(Plotting code records)
* * *
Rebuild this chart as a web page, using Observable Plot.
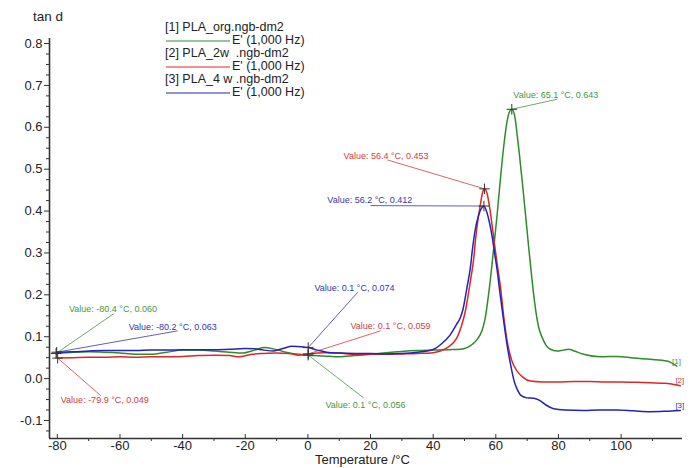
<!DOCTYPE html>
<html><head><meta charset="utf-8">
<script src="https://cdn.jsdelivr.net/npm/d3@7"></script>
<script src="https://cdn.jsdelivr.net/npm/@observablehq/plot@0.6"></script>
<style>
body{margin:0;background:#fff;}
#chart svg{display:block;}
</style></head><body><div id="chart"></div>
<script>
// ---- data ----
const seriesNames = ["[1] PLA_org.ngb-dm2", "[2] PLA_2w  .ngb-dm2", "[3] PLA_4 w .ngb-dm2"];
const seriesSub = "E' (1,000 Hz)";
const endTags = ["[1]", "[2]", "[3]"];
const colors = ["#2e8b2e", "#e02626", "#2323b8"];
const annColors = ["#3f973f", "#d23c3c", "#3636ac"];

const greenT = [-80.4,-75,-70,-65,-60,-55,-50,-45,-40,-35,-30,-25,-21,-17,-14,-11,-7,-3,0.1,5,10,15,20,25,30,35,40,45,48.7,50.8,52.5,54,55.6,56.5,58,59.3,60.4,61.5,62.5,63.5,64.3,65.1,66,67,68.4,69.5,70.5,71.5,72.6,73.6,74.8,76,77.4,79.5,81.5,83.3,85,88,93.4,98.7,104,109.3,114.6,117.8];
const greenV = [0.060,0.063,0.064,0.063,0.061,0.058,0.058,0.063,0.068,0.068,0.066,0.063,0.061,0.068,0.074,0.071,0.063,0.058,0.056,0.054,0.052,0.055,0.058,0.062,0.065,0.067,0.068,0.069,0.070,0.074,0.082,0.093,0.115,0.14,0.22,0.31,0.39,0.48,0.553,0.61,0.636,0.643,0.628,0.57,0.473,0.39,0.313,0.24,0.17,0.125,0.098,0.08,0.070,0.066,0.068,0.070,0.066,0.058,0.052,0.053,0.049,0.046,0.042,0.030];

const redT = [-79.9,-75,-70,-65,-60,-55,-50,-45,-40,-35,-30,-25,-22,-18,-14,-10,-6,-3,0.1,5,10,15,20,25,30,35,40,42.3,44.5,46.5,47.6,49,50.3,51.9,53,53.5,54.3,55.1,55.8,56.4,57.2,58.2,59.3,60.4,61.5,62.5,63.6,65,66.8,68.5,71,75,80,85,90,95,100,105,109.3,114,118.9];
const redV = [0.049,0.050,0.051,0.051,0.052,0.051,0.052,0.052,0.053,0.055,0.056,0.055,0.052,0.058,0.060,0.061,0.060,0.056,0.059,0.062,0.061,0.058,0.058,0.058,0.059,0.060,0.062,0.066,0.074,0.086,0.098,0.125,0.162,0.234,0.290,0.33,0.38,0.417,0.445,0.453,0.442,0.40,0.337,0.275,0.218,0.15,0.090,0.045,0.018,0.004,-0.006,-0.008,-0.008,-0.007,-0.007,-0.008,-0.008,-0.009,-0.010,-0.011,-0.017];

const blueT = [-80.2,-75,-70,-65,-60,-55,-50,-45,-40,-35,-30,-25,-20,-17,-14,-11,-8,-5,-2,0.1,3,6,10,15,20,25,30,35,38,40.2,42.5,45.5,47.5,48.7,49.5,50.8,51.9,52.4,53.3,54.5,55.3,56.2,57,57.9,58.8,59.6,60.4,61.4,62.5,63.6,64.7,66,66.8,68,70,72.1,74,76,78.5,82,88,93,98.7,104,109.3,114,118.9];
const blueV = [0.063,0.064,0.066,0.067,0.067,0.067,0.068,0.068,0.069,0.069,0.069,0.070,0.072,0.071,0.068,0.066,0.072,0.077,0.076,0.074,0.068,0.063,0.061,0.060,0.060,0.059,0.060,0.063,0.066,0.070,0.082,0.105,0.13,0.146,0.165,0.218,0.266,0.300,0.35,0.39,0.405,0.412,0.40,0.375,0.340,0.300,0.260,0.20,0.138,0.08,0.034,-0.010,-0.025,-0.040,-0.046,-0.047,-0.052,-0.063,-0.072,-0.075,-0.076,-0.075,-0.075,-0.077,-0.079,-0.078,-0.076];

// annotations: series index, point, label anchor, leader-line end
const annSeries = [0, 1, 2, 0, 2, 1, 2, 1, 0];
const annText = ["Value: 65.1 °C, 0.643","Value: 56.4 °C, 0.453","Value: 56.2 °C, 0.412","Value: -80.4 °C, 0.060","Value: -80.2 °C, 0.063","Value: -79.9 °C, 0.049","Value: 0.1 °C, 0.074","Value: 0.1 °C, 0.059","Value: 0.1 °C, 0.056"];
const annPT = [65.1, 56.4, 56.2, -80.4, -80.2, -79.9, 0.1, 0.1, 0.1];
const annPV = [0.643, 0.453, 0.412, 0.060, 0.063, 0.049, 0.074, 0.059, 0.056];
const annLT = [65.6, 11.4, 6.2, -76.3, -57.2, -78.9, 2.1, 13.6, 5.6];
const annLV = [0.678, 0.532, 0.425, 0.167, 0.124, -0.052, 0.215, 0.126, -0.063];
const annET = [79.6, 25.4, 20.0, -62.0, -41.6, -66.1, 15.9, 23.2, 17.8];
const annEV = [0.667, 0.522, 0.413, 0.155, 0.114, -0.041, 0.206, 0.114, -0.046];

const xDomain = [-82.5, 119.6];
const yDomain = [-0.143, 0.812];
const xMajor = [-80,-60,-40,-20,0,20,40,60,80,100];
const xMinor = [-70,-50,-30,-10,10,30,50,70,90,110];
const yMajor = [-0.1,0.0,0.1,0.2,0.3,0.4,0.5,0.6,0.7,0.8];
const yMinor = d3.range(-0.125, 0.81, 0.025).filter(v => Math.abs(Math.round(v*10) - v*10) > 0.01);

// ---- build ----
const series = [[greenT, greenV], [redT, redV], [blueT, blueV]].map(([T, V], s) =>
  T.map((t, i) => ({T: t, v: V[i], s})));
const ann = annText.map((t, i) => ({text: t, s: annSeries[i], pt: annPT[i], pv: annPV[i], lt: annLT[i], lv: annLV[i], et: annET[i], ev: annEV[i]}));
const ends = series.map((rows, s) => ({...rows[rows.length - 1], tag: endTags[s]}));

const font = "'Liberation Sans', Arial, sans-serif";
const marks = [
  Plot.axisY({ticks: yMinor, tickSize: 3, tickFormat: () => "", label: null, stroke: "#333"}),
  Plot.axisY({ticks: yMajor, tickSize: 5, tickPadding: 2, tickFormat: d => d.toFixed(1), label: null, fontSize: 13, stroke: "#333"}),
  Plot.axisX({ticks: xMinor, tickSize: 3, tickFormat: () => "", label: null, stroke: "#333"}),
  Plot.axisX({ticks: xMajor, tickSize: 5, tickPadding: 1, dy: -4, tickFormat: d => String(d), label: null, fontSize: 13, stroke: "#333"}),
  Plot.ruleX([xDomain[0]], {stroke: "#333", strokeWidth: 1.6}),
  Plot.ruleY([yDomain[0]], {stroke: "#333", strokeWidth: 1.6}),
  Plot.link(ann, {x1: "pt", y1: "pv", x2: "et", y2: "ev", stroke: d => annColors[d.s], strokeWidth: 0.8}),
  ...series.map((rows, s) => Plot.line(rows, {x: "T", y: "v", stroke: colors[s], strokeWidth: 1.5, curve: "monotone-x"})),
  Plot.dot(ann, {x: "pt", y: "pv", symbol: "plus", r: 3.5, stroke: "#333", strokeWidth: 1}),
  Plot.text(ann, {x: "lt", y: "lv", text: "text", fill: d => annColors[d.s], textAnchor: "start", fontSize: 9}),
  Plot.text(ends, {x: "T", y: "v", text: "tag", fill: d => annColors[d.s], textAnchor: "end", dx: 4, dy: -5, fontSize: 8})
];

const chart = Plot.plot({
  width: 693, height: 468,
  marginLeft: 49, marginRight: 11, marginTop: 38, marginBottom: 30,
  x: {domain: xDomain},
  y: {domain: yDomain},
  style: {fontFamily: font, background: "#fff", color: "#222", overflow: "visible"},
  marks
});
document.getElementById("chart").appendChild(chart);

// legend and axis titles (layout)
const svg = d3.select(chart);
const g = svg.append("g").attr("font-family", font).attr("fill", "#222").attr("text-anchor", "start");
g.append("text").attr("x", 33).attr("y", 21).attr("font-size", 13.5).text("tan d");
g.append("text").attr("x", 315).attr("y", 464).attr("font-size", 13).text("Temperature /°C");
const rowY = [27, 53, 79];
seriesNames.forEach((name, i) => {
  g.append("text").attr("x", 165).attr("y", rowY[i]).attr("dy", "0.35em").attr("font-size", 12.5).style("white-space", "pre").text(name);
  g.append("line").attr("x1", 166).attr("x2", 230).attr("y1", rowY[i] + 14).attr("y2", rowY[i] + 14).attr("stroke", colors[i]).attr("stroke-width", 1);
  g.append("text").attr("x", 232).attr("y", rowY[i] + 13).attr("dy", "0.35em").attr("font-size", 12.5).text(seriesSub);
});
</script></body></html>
* * *
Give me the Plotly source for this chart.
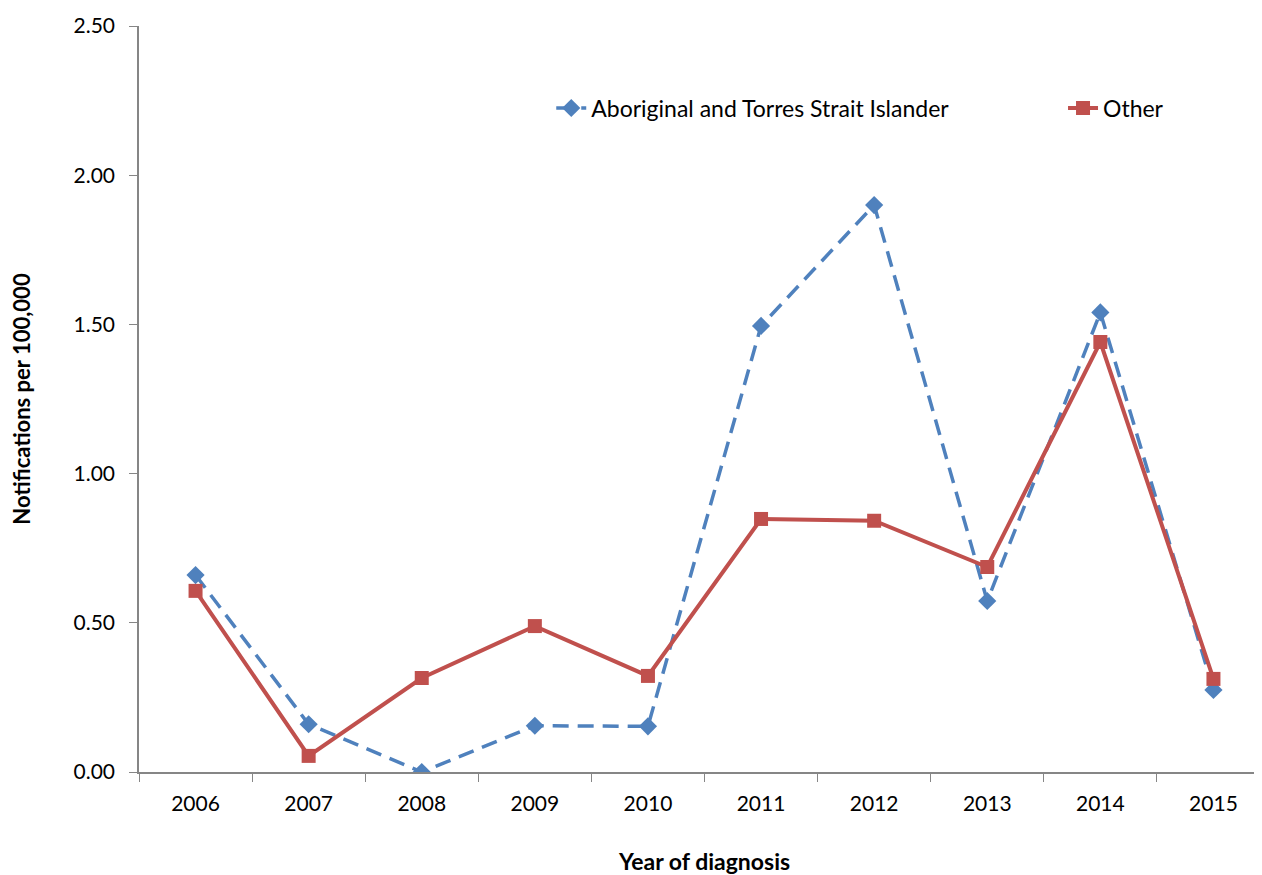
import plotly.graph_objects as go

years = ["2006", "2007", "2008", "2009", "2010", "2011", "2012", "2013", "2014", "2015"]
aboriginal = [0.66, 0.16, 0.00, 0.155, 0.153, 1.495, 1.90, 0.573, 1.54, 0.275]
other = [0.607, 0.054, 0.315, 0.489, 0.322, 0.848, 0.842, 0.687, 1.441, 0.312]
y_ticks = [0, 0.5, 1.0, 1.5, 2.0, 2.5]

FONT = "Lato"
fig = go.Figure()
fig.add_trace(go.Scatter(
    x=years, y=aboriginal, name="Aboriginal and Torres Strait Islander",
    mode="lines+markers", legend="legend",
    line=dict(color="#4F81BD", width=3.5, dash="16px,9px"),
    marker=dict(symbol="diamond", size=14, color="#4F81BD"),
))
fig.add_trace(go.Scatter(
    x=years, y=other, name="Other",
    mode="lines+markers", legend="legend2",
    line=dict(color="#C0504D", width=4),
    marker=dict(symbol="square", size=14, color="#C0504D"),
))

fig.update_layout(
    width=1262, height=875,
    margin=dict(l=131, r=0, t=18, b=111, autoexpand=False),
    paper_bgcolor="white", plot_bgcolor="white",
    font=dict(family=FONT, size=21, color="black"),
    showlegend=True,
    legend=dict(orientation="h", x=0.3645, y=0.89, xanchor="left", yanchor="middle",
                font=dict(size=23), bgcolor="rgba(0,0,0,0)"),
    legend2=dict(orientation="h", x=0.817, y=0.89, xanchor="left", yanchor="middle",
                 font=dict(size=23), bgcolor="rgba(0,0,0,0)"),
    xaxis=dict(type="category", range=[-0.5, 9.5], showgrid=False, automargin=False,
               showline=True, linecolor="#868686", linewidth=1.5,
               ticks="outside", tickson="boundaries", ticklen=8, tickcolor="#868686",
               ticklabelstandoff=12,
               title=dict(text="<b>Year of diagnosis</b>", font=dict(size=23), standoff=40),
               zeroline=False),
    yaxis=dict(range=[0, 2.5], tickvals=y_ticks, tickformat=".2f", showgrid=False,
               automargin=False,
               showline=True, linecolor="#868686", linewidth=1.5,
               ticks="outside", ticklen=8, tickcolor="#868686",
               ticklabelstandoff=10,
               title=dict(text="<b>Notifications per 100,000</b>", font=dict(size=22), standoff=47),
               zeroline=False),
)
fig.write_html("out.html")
* * *
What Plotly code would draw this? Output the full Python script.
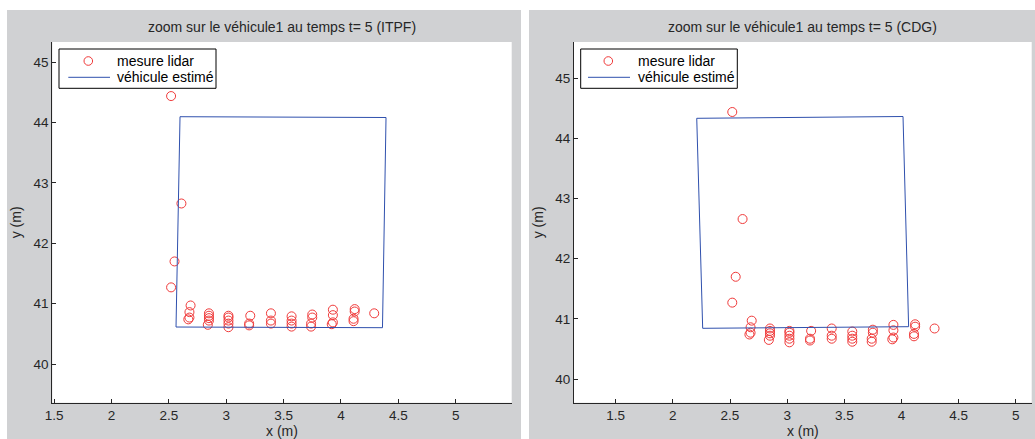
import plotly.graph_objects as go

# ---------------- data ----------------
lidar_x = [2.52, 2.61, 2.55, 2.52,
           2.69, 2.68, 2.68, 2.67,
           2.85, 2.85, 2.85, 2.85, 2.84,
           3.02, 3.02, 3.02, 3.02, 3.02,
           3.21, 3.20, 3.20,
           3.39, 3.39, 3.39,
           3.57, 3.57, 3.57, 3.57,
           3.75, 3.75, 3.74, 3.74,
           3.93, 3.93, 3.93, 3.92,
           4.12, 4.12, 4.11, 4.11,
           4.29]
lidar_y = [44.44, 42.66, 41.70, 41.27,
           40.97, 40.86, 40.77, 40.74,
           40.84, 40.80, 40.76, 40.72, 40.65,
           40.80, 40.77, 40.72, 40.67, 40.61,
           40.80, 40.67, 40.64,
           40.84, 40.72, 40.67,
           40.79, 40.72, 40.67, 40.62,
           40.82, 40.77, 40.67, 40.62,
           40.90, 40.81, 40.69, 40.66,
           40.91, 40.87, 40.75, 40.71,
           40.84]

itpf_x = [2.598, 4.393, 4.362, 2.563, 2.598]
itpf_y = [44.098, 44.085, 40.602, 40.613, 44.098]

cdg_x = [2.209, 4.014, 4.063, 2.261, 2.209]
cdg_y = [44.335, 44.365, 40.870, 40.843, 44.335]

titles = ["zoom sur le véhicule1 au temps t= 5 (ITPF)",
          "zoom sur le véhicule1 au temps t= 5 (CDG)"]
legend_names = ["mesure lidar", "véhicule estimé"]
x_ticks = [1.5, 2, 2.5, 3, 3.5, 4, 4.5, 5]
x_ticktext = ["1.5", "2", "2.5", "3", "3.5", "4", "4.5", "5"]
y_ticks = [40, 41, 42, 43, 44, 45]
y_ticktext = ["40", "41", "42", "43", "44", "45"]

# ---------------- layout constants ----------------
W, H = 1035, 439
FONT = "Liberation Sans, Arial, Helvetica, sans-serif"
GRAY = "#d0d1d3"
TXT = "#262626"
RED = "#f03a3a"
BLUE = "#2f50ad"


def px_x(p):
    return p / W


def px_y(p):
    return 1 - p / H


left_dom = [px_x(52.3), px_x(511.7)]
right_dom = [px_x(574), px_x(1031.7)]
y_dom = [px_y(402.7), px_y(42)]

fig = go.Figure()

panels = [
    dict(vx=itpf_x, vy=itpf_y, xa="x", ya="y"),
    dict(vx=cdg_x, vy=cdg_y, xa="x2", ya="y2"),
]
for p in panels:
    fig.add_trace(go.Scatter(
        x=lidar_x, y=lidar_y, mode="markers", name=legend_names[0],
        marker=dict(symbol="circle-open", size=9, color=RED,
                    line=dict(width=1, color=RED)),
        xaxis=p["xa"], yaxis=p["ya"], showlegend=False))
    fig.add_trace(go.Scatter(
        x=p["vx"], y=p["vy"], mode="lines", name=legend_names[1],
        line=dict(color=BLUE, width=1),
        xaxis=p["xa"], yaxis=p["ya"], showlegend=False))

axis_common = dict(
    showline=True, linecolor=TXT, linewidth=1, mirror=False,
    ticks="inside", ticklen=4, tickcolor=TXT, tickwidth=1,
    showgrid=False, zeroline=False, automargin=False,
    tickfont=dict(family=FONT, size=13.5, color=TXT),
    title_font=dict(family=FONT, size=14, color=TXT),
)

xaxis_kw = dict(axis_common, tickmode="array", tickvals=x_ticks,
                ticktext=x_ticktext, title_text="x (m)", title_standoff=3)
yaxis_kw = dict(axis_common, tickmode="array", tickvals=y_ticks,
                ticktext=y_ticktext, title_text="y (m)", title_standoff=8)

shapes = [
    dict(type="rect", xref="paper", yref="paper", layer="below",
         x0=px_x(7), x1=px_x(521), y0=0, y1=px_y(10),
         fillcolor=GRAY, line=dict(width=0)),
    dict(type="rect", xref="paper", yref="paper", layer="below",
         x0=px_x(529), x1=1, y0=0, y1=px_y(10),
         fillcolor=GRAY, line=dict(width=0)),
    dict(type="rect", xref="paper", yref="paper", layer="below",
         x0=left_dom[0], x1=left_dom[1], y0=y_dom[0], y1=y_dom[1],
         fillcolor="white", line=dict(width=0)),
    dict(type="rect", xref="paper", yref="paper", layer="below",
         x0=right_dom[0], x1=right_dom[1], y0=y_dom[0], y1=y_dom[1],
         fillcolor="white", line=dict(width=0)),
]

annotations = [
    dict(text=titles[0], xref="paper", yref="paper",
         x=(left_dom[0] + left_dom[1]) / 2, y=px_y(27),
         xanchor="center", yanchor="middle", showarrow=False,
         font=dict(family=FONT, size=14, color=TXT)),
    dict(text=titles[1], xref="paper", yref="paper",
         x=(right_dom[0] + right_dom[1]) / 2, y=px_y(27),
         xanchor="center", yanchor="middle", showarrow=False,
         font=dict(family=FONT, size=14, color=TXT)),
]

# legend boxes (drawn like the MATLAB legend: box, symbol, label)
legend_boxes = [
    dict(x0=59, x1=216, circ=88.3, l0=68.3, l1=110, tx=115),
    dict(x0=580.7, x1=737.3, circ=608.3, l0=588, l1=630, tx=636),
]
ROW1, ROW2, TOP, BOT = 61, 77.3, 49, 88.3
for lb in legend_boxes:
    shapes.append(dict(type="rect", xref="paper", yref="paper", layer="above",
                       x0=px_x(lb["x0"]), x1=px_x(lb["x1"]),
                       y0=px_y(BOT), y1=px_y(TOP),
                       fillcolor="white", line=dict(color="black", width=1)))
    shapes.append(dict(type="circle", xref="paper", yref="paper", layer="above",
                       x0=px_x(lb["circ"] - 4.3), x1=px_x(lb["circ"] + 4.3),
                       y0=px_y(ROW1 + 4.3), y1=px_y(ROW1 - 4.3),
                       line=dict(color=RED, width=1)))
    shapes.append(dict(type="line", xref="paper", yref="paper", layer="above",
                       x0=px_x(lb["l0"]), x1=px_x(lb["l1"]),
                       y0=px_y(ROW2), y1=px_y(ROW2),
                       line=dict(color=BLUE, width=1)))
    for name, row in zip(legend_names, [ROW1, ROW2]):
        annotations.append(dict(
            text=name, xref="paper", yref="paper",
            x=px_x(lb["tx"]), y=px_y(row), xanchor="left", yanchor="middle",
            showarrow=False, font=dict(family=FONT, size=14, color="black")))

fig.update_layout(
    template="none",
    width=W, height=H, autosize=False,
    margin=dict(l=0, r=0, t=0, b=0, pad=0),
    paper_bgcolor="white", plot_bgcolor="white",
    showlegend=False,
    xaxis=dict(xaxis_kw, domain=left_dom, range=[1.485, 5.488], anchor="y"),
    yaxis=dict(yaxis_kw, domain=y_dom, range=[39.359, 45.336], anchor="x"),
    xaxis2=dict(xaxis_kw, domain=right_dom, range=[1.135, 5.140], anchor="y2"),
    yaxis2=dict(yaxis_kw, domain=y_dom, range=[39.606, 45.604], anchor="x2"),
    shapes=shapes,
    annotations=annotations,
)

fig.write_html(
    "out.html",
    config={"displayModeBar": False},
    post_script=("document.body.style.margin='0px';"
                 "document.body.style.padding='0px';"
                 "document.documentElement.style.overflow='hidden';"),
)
* * *
**Short exercise:**
Copy each line of the listing that contains the string "chart".

**Task result:**
Rebuild this chart as a web page, using Observable Plot.
#chart svg{display:block;}
</style></head><body><div id="chart"></div>
const chart = Plot.plot({
document.getElementById("chart").appendChild(chart);
const svg = d3.select(chart);
Give me the Plotly source for this chart.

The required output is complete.